Selective Autophag degrades DICER and AGO2 and regulates miRNA activity

Authors
Gibbings D, Mostowy S, Jay F, Schwab Y, Cossart P, Voinnet O.
12-18-2012
12:00pm
PST
Categories
Transcription Mechanism & Biology
Speaker
Abstract
MicroRNAs (miRNAs) form a class of short RNAs (∼21 nucleotides) that post-transcriptionally regulate partially complementary messenger RNAs. Each miRNA may target tens to hundreds of transcripts to control key biological processes. Although the biochemical reactions underpinning miRNA biogenesis and activity are relatively well defined1,2 and the importance of their homeostasis is increasingly evident, the processes underlying regulation of the miRNA pathway in vivo are still largely elusive3 . Autophagy, a degradative process in which cytoplasmic material is targeted into double-membrane vacuoles, is recognized to critically contribute to cellular homeostasis. Here, we show that the miRNA-processing enzyme, DICER (also known as DICER1), and the main miRNA effector, AGO2 (also known as eukaryotic translation initiation factor 2C, 2 (EIF2C2)), are targeted for degradation as miRNA-free entities by the selective autophagy receptor NDP52 (also known as calcium binding and coiled-coil domain 2 (CALCOCO2)).
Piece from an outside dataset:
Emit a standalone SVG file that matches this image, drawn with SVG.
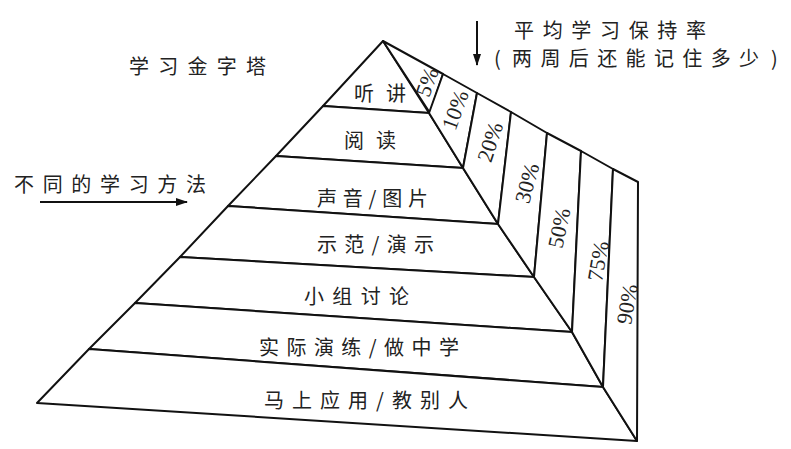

Autophagy establishes a checkpoint required for continued loading of miRNA into AGO2; accordingly, NDP52 and autophagy are required for homeostasis and activity of the tested miRNAs. Autophagy also engages post-transcriptional regulation of the DICER mRNA, underscoring the importance of fine-tuned regulation of the miRNA pathway. These findings have implications for human diseases linked to misregulated autophagy, DICER- and miRNA-levels, including cancer.